Copy out the listing that follows, exact in every word, and skip the images.
>> BEGIN Material
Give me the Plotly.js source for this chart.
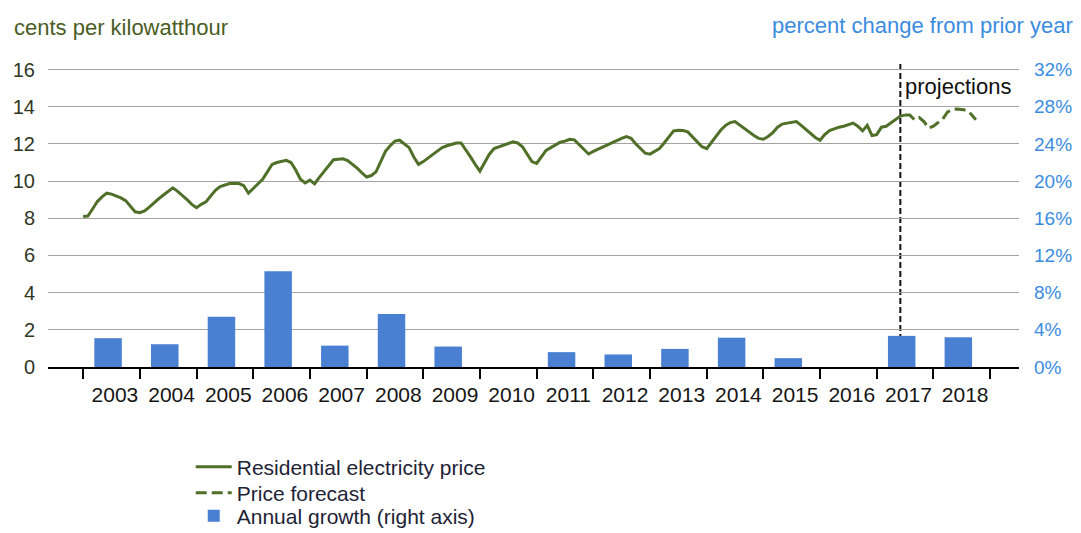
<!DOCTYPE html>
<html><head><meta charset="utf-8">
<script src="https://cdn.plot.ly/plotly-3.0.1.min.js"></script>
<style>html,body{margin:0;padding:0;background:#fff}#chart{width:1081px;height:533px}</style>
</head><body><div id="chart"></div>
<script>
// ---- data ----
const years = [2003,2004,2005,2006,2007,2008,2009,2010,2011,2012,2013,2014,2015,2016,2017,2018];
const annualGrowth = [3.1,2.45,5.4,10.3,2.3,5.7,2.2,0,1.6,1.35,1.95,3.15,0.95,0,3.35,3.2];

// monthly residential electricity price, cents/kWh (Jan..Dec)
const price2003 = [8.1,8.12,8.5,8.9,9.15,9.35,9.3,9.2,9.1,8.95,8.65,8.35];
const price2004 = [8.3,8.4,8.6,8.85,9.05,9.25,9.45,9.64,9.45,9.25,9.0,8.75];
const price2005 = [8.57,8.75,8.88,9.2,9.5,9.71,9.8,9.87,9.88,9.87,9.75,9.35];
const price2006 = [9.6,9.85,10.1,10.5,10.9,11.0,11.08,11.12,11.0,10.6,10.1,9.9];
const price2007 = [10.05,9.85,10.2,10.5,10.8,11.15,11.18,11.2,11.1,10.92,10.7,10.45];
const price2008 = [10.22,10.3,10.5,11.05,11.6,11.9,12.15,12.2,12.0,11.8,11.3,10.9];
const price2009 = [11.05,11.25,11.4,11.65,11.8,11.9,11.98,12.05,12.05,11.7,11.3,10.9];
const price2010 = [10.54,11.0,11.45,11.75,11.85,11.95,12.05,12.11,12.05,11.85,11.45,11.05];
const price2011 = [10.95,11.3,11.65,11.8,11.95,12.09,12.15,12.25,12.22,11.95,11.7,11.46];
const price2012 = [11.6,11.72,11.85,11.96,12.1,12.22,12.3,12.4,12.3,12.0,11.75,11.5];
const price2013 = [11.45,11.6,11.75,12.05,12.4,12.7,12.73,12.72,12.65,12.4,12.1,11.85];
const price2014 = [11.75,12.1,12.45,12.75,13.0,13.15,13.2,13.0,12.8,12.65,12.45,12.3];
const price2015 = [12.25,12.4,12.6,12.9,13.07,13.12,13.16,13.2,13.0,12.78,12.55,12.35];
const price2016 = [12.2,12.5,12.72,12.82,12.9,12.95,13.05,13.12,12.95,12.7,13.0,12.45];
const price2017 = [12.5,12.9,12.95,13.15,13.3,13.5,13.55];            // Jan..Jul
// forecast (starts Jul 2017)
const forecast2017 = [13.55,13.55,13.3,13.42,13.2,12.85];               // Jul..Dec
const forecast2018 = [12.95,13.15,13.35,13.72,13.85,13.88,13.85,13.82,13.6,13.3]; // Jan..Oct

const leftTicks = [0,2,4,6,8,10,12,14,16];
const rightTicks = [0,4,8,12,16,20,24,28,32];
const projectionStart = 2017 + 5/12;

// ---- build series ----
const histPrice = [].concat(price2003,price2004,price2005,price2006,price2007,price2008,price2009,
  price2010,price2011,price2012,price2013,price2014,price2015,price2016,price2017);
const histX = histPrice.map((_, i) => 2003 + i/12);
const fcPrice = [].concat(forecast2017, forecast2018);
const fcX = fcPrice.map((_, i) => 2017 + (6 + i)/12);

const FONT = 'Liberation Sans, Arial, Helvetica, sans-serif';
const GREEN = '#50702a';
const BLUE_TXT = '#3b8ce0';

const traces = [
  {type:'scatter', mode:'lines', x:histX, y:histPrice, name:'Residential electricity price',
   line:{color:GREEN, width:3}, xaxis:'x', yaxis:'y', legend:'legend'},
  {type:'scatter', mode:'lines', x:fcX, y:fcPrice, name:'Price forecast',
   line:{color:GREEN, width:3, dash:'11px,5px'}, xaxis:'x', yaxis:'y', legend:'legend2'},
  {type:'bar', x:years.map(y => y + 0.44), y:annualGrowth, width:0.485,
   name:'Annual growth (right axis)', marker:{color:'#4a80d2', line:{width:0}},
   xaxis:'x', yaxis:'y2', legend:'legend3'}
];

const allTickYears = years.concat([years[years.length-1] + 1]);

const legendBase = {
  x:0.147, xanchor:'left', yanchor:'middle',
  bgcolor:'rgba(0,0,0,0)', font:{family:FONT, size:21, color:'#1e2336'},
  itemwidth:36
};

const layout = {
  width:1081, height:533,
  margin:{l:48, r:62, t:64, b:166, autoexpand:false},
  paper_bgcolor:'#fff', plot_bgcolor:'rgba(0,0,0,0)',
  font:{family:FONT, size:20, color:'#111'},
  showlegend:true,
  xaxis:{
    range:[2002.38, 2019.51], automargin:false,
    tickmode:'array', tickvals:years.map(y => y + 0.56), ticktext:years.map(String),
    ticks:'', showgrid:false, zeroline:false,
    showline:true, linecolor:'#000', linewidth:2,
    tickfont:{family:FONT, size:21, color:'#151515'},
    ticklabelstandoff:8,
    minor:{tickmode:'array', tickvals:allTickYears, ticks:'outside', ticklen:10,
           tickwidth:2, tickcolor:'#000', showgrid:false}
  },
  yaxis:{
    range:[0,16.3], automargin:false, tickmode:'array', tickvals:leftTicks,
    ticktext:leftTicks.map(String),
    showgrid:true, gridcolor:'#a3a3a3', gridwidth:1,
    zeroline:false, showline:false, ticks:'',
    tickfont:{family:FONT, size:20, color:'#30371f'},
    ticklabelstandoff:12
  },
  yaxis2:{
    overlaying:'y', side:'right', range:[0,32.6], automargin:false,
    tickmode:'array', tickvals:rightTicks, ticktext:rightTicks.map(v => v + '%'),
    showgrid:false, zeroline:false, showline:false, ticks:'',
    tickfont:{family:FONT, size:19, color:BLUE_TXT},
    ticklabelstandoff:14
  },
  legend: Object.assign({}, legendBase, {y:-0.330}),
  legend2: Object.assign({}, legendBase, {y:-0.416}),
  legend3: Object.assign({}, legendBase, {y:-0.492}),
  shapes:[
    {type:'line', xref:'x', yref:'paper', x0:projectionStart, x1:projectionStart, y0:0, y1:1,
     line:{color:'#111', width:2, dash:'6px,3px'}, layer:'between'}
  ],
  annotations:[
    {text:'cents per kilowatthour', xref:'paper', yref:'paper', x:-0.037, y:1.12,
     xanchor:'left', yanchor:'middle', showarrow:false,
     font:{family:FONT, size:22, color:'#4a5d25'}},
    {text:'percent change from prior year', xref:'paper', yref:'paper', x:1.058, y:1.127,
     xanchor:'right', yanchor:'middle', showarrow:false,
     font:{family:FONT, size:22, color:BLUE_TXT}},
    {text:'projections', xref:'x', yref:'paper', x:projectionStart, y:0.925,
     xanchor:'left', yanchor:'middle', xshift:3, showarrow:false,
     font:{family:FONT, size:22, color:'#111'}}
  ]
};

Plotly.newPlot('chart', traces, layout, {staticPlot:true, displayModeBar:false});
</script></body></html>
>> END Material
*Answer in full*:
Give me the Plotly.js source for this chart.
<!DOCTYPE html>
<html><head><meta charset="utf-8">
<script src="https://cdn.plot.ly/plotly-3.0.1.min.js"></script>
<style>html,body{margin:0;padding:0;background:#fff}#chart{width:1081px;height:533px}</style>
</head><body><div id="chart"></div>
<script>
// ---- data ----
const years = [2003,2004,2005,2006,2007,2008,2009,2010,2011,2012,2013,2014,2015,2016,2017,2018];
const annualGrowth = [3.1,2.45,5.4,10.3,2.3,5.7,2.2,0,1.6,1.35,1.95,3.15,0.95,0,3.35,3.2];

// monthly residential electricity price, cents/kWh (Jan..Dec)
const price2003 = [8.1,8.12,8.5,8.9,9.15,9.35,9.3,9.2,9.1,8.95,8.65,8.35];
const price2004 = [8.3,8.4,8.6,8.85,9.05,9.25,9.45,9.64,9.45,9.25,9.0,8.75];
const price2005 = [8.57,8.75,8.88,9.2,9.5,9.71,9.8,9.87,9.88,9.87,9.75,9.35];
const price2006 = [9.6,9.85,10.1,10.5,10.9,11.0,11.08,11.12,11.0,10.6,10.1,9.9];
const price2007 = [10.05,9.85,10.2,10.5,10.8,11.15,11.18,11.2,11.1,10.92,10.7,10.45];
const price2008 = [10.22,10.3,10.5,11.05,11.6,11.9,12.15,12.2,12.0,11.8,11.3,10.9];
const price2009 = [11.05,11.25,11.4,11.65,11.8,11.9,11.98,12.05,12.05,11.7,11.3,10.9];
const price2010 = [10.54,11.0,11.45,11.75,11.85,11.95,12.05,12.11,12.05,11.85,11.45,11.05];
const price2011 = [10.95,11.3,11.65,11.8,11.95,12.09,12.15,12.25,12.22,11.95,11.7,11.46];
const price2012 = [11.6,11.72,11.85,11.96,12.1,12.22,12.3,12.4,12.3,12.0,11.75,11.5];
const price2013 = [11.45,11.6,11.75,12.05,12.4,12.7,12.73,12.72,12.65,12.4,12.1,11.85];
const price2014 = [11.75,12.1,12.45,12.75,13.0,13.15,13.2,13.0,12.8,12.65,12.45,12.3];
const price2015 = [12.25,12.4,12.6,12.9,13.07,13.12,13.16,13.2,13.0,12.78,12.55,12.35];
const price2016 = [12.2,12.5,12.72,12.82,12.9,12.95,13.05,13.12,12.95,12.7,13.0,12.45];
const price2017 = [12.5,12.9,12.95,13.15,13.3,13.5,13.55];            // Jan..Jul
// forecast (starts Jul 2017)
const forecast2017 = [13.55,13.55,13.3,13.42,13.2,12.85];               // Jul..Dec
const forecast2018 = [12.95,13.15,13.35,13.72,13.85,13.88,13.85,13.82,13.6,13.3]; // Jan..Oct

const leftTicks = [0,2,4,6,8,10,12,14,16];
const rightTicks = [0,4,8,12,16,20,24,28,32];
const projectionStart = 2017 + 5/12;

// ---- build series ----
const histPrice = [].concat(price2003,price2004,price2005,price2006,price2007,price2008,price2009,
  price2010,price2011,price2012,price2013,price2014,price2015,price2016,price2017);
const histX = histPrice.map((_, i) => 2003 + i/12);
const fcPrice = [].concat(forecast2017, forecast2018);
const fcX = fcPrice.map((_, i) => 2017 + (6 + i)/12);

const FONT = 'Liberation Sans, Arial, Helvetica, sans-serif';
const GREEN = '#50702a';
const BLUE_TXT = '#3b8ce0';

const traces = [
  {type:'scatter', mode:'lines', x:histX, y:histPrice, name:'Residential electricity price',
   line:{color:GREEN, width:3}, xaxis:'x', yaxis:'y', legend:'legend'},
  {type:'scatter', mode:'lines', x:fcX, y:fcPrice, name:'Price forecast',
   line:{color:GREEN, width:3, dash:'11px,5px'}, xaxis:'x', yaxis:'y', legend:'legend2'},
  {type:'bar', x:years.map(y => y + 0.44), y:annualGrowth, width:0.485,
   name:'Annual growth (right axis)', marker:{color:'#4a80d2', line:{width:0}},
   xaxis:'x', yaxis:'y2', legend:'legend3'}
];

const allTickYears = years.concat([years[years.length-1] + 1]);

const legendBase = {
  x:0.147, xanchor:'left', yanchor:'middle',
  bgcolor:'rgba(0,0,0,0)', font:{family:FONT, size:21, color:'#1e2336'},
  itemwidth:36
};

const layout = {
  width:1081, height:533,
  margin:{l:48, r:62, t:64, b:166, autoexpand:false},
  paper_bgcolor:'#fff', plot_bgcolor:'rgba(0,0,0,0)',
  font:{family:FONT, size:20, color:'#111'},
  showlegend:true,
  xaxis:{
    range:[2002.38, 2019.51], automargin:false,
    tickmode:'array', tickvals:years.map(y => y + 0.56), ticktext:years.map(String),
    ticks:'', showgrid:false, zeroline:false,
    showline:true, linecolor:'#000', linewidth:2,
    tickfont:{family:FONT, size:21, color:'#151515'},
    ticklabelstandoff:8,
    minor:{tickmode:'array', tickvals:allTickYears, ticks:'outside', ticklen:10,
           tickwidth:2, tickcolor:'#000', showgrid:false}
  },
  yaxis:{
    range:[0,16.3], automargin:false, tickmode:'array', tickvals:leftTicks,
    ticktext:leftTicks.map(String),
    showgrid:true, gridcolor:'#a3a3a3', gridwidth:1,
    zeroline:false, showline:false, ticks:'',
    tickfont:{family:FONT, size:20, color:'#30371f'},
    ticklabelstandoff:12
  },
  yaxis2:{
    overlaying:'y', side:'right', range:[0,32.6], automargin:false,
    tickmode:'array', tickvals:rightTicks, ticktext:rightTicks.map(v => v + '%'),
    showgrid:false, zeroline:false, showline:false, ticks:'',
    tickfont:{family:FONT, size:19, color:BLUE_TXT},
    ticklabelstandoff:14
  },
  legend: Object.assign({}, legendBase, {y:-0.330}),
  legend2: Object.assign({}, legendBase, {y:-0.416}),
  legend3: Object.assign({}, legendBase, {y:-0.492}),
  shapes:[
    {type:'line', xref:'x', yref:'paper', x0:projectionStart, x1:projectionStart, y0:0, y1:1,
     line:{color:'#111', width:2, dash:'6px,3px'}, layer:'between'}
  ],
  annotations:[
    {text:'cents per kilowatthour', xref:'paper', yref:'paper', x:-0.037, y:1.12,
     xanchor:'left', yanchor:'middle', showarrow:false,
     font:{family:FONT, size:22, color:'#4a5d25'}},
    {text:'percent change from prior year', xref:'paper', yref:'paper', x:1.058, y:1.127,
     xanchor:'right', yanchor:'middle', showarrow:false,
     font:{family:FONT, size:22, color:BLUE_TXT}},
    {text:'projections', xref:'x', yref:'paper', x:projectionStart, y:0.925,
     xanchor:'left', yanchor:'middle', xshift:3, showarrow:false,
     font:{family:FONT, size:22, color:'#111'}}
  ]
};

Plotly.newPlot('chart', traces, layout, {staticPlot:true, displayModeBar:false});
</script></body></html>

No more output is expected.